Transcribe the listing in full, excluding any pictures.

========================================

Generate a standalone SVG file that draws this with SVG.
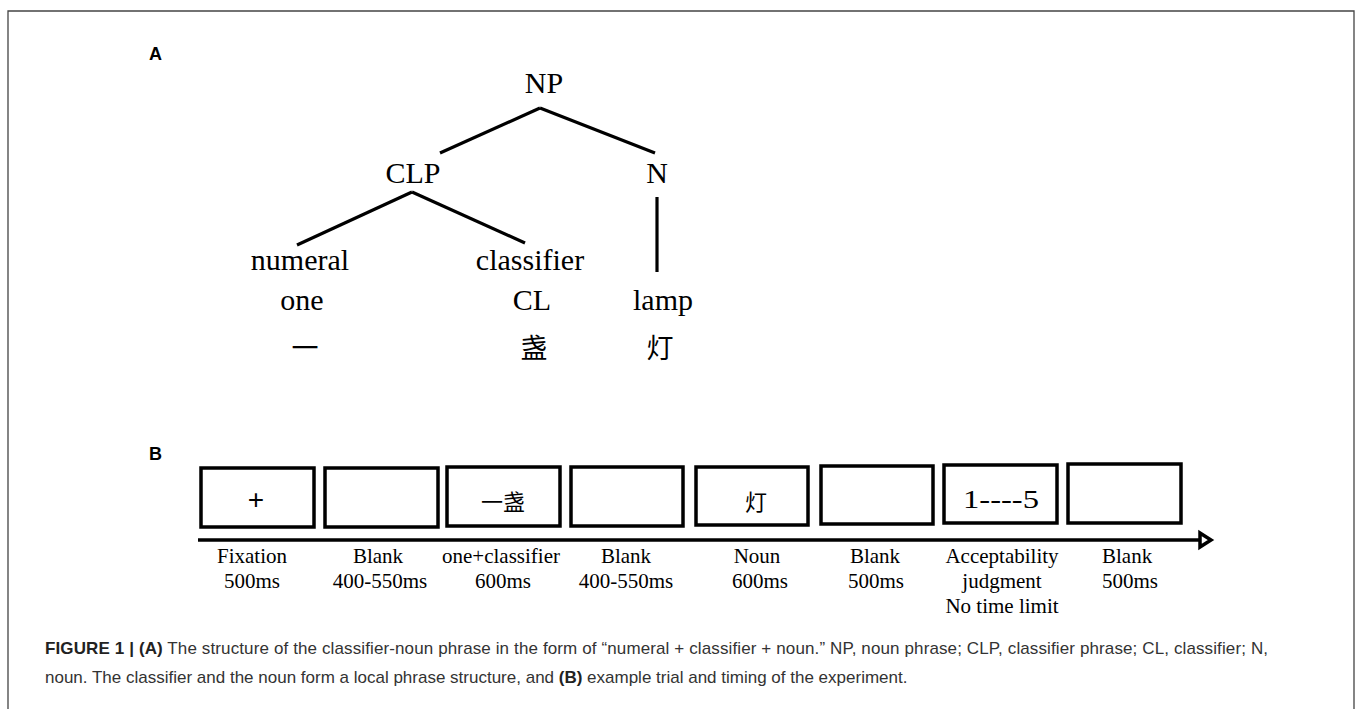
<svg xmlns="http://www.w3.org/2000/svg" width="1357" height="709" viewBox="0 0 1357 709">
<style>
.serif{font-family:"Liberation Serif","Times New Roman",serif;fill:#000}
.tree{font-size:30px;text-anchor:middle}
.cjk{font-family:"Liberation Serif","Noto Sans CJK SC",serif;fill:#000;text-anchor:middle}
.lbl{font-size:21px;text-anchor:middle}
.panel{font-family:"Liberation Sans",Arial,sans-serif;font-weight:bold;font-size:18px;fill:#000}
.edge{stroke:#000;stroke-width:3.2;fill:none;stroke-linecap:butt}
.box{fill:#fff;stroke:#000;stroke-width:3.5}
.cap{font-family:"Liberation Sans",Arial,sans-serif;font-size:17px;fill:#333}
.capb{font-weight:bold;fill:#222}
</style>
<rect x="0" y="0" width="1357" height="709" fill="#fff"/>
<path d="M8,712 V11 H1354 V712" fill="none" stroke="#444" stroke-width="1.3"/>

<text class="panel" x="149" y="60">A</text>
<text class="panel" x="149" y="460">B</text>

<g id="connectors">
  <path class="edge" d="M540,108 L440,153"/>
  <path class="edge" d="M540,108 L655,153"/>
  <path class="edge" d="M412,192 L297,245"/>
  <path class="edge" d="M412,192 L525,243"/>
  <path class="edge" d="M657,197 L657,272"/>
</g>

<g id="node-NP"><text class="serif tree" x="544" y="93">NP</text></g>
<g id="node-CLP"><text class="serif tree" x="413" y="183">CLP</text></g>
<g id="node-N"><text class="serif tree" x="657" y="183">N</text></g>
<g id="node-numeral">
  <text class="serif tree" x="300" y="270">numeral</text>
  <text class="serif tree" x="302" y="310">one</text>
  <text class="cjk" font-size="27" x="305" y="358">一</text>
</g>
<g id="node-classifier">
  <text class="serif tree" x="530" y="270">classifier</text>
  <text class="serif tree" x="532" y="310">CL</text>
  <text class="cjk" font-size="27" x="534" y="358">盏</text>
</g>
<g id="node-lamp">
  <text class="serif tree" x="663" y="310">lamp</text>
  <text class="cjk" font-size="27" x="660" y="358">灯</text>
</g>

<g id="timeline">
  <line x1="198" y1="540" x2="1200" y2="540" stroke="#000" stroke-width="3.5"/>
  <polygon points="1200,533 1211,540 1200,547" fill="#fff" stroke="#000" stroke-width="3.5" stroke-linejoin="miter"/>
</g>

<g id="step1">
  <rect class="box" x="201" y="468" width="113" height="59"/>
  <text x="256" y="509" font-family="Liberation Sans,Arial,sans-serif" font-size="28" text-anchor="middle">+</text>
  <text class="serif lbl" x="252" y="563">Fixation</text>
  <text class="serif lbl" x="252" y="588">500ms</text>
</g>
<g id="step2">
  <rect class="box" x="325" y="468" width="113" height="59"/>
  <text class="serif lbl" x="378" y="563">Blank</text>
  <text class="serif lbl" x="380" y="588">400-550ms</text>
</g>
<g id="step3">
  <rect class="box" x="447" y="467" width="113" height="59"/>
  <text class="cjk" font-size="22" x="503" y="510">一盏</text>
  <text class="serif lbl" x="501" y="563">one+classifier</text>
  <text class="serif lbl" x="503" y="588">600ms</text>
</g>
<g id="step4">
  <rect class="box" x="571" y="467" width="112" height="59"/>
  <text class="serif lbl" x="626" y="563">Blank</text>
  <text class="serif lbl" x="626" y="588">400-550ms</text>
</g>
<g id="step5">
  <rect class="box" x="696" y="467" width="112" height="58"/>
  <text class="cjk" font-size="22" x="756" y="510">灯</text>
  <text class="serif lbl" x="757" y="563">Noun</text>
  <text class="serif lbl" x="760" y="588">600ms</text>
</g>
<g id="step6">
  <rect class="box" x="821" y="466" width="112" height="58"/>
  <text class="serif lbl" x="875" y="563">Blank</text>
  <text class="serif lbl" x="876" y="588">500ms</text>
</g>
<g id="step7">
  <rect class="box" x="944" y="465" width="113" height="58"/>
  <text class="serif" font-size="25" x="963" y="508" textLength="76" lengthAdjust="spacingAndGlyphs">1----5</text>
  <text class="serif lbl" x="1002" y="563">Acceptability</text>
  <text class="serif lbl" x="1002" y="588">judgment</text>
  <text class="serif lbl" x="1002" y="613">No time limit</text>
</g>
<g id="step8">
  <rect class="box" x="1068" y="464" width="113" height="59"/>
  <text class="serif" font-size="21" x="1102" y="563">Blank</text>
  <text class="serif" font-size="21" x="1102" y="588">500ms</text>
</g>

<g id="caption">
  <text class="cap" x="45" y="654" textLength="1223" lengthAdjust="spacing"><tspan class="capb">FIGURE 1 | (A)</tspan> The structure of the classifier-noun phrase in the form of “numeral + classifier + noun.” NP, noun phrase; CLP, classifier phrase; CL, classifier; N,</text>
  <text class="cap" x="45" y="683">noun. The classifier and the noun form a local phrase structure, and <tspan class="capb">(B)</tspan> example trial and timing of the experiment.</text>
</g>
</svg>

========================================

:: Task answer ::
Generate a standalone SVG file that draws this with SVG.
<svg xmlns="http://www.w3.org/2000/svg" width="1357" height="709" viewBox="0 0 1357 709">
<style>
.serif{font-family:"Liberation Serif","Times New Roman",serif;fill:#000}
.tree{font-size:30px;text-anchor:middle}
.cjk{font-family:"Liberation Serif","Noto Sans CJK SC",serif;fill:#000;text-anchor:middle}
.lbl{font-size:21px;text-anchor:middle}
.panel{font-family:"Liberation Sans",Arial,sans-serif;font-weight:bold;font-size:18px;fill:#000}
.edge{stroke:#000;stroke-width:3.2;fill:none;stroke-linecap:butt}
.box{fill:#fff;stroke:#000;stroke-width:3.5}
.cap{font-family:"Liberation Sans",Arial,sans-serif;font-size:17px;fill:#333}
.capb{font-weight:bold;fill:#222}
</style>
<rect x="0" y="0" width="1357" height="709" fill="#fff"/>
<path d="M8,712 V11 H1354 V712" fill="none" stroke="#444" stroke-width="1.3"/>

<text class="panel" x="149" y="60">A</text>
<text class="panel" x="149" y="460">B</text>

<g id="connectors">
  <path class="edge" d="M540,108 L440,153"/>
  <path class="edge" d="M540,108 L655,153"/>
  <path class="edge" d="M412,192 L297,245"/>
  <path class="edge" d="M412,192 L525,243"/>
  <path class="edge" d="M657,197 L657,272"/>
</g>

<g id="node-NP"><text class="serif tree" x="544" y="93">NP</text></g>
<g id="node-CLP"><text class="serif tree" x="413" y="183">CLP</text></g>
<g id="node-N"><text class="serif tree" x="657" y="183">N</text></g>
<g id="node-numeral">
  <text class="serif tree" x="300" y="270">numeral</text>
  <text class="serif tree" x="302" y="310">one</text>
  <text class="cjk" font-size="27" x="305" y="358">一</text>
</g>
<g id="node-classifier">
  <text class="serif tree" x="530" y="270">classifier</text>
  <text class="serif tree" x="532" y="310">CL</text>
  <text class="cjk" font-size="27" x="534" y="358">盏</text>
</g>
<g id="node-lamp">
  <text class="serif tree" x="663" y="310">lamp</text>
  <text class="cjk" font-size="27" x="660" y="358">灯</text>
</g>

<g id="timeline">
  <line x1="198" y1="540" x2="1200" y2="540" stroke="#000" stroke-width="3.5"/>
  <polygon points="1200,533 1211,540 1200,547" fill="#fff" stroke="#000" stroke-width="3.5" stroke-linejoin="miter"/>
</g>

<g id="step1">
  <rect class="box" x="201" y="468" width="113" height="59"/>
  <text x="256" y="509" font-family="Liberation Sans,Arial,sans-serif" font-size="28" text-anchor="middle">+</text>
  <text class="serif lbl" x="252" y="563">Fixation</text>
  <text class="serif lbl" x="252" y="588">500ms</text>
</g>
<g id="step2">
  <rect class="box" x="325" y="468" width="113" height="59"/>
  <text class="serif lbl" x="378" y="563">Blank</text>
  <text class="serif lbl" x="380" y="588">400-550ms</text>
</g>
<g id="step3">
  <rect class="box" x="447" y="467" width="113" height="59"/>
  <text class="cjk" font-size="22" x="503" y="510">一盏</text>
  <text class="serif lbl" x="501" y="563">one+classifier</text>
  <text class="serif lbl" x="503" y="588">600ms</text>
</g>
<g id="step4">
  <rect class="box" x="571" y="467" width="112" height="59"/>
  <text class="serif lbl" x="626" y="563">Blank</text>
  <text class="serif lbl" x="626" y="588">400-550ms</text>
</g>
<g id="step5">
  <rect class="box" x="696" y="467" width="112" height="58"/>
  <text class="cjk" font-size="22" x="756" y="510">灯</text>
  <text class="serif lbl" x="757" y="563">Noun</text>
  <text class="serif lbl" x="760" y="588">600ms</text>
</g>
<g id="step6">
  <rect class="box" x="821" y="466" width="112" height="58"/>
  <text class="serif lbl" x="875" y="563">Blank</text>
  <text class="serif lbl" x="876" y="588">500ms</text>
</g>
<g id="step7">
  <rect class="box" x="944" y="465" width="113" height="58"/>
  <text class="serif" font-size="25" x="963" y="508" textLength="76" lengthAdjust="spacingAndGlyphs">1----5</text>
  <text class="serif lbl" x="1002" y="563">Acceptability</text>
  <text class="serif lbl" x="1002" y="588">judgment</text>
  <text class="serif lbl" x="1002" y="613">No time limit</text>
</g>
<g id="step8">
  <rect class="box" x="1068" y="464" width="113" height="59"/>
  <text class="serif" font-size="21" x="1102" y="563">Blank</text>
  <text class="serif" font-size="21" x="1102" y="588">500ms</text>
</g>

<g id="caption">
  <text class="cap" x="45" y="654" textLength="1223" lengthAdjust="spacing"><tspan class="capb">FIGURE 1 | (A)</tspan> The structure of the classifier-noun phrase in the form of “numeral + classifier + noun.” NP, noun phrase; CLP, classifier phrase; CL, classifier; N,</text>
  <text class="cap" x="45" y="683">noun. The classifier and the noun form a local phrase structure, and <tspan class="capb">(B)</tspan> example trial and timing of the experiment.</text>
</g>
</svg>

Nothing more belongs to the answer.